[BEGIN]

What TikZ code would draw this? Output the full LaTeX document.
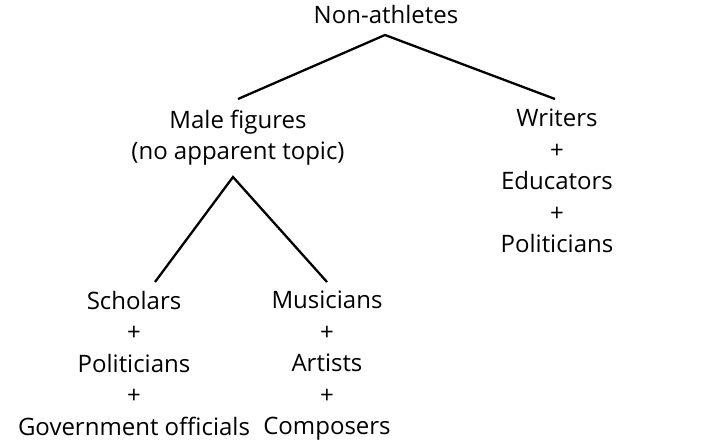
\documentclass[tikz,border=0pt]{standalone}
\usepackage{fontspec}
\setmainfont{Open Sans}
\begin{document}
\begin{tikzpicture}[x=1pt,y=-1pt,
  lbl/.style={align=center,font=\fontsize{24}{31.4}\selectfont,inner sep=0pt,anchor=north},
  edge/.style={line width=2.3pt,line cap=butt}]
\useasboundingbox (0,0) rectangle (702,446);
\node[lbl] (non) at (386,5) {Non-athletes};
\node[lbl] (male) at (238,110) {Male figures\\(no apparent topic)};
\node[lbl] (writ) at (557,109) {Writers\\+\\Educators\\+\\Politicians};
\node[lbl] (schol) at (134,291) {Scholars\\+\\Politicians\\+\\Government officials};
\node[lbl] (mus) at (327,291) {Musicians\\+\\Artists\\+\\Composers};
\coordinate (a1) at (385,35);
\coordinate (l1) at (238,99);
\coordinate (r1) at (555,99);
\coordinate (a2) at (233,177);
\coordinate (l2) at (155,282);
\coordinate (r2) at (327,282);
\draw[edge] (l1) -- (a1) -- (r1);
\draw[edge] (l2) -- (a2) -- (r2);
\end{tikzpicture}
\end{document}
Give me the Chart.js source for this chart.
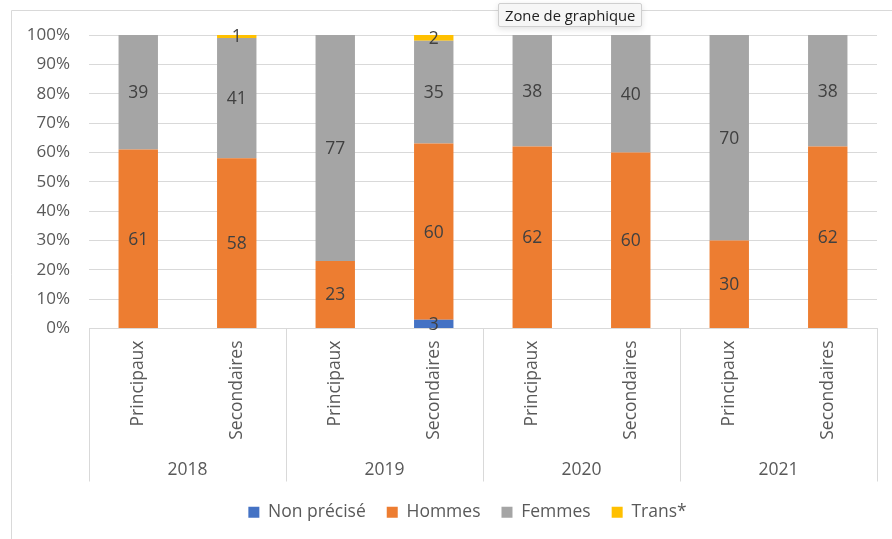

[END]

## EXERCISE BRIEF
Transcribe the entries above verbatim, omitting their pictures.

## FINISHED TASK
What TikZ code would draw this? Output the full LaTeX document.
\documentclass[tikz,border=0pt]{standalone}
\usepackage{fontspec}
\setmainfont{Open Sans}
\begin{document}
\begin{tikzpicture}[x=1pt,y=-1pt,
  lbl/.style={align=center,font=\fontsize{24}{31.4}\selectfont,inner sep=0pt,anchor=north},
  edge/.style={line width=2.3pt,line cap=butt}]
\useasboundingbox (0,0) rectangle (702,446);
\node[lbl] (non) at (386,5) {Non-athletes};
\node[lbl] (male) at (238,110) {Male figures\\(no apparent topic)};
\node[lbl] (writ) at (557,109) {Writers\\+\\Educators\\+\\Politicians};
\node[lbl] (schol) at (134,291) {Scholars\\+\\Politicians\\+\\Government officials};
\node[lbl] (mus) at (327,291) {Musicians\\+\\Artists\\+\\Composers};
\coordinate (a1) at (385,35);
\coordinate (l1) at (238,99);
\coordinate (r1) at (555,99);
\coordinate (a2) at (233,177);
\coordinate (l2) at (155,282);
\coordinate (r2) at (327,282);
\draw[edge] (l1) -- (a1) -- (r1);
\draw[edge] (l2) -- (a2) -- (r2);
\end{tikzpicture}
\end{document}
Give me the Chart.js source for this chart.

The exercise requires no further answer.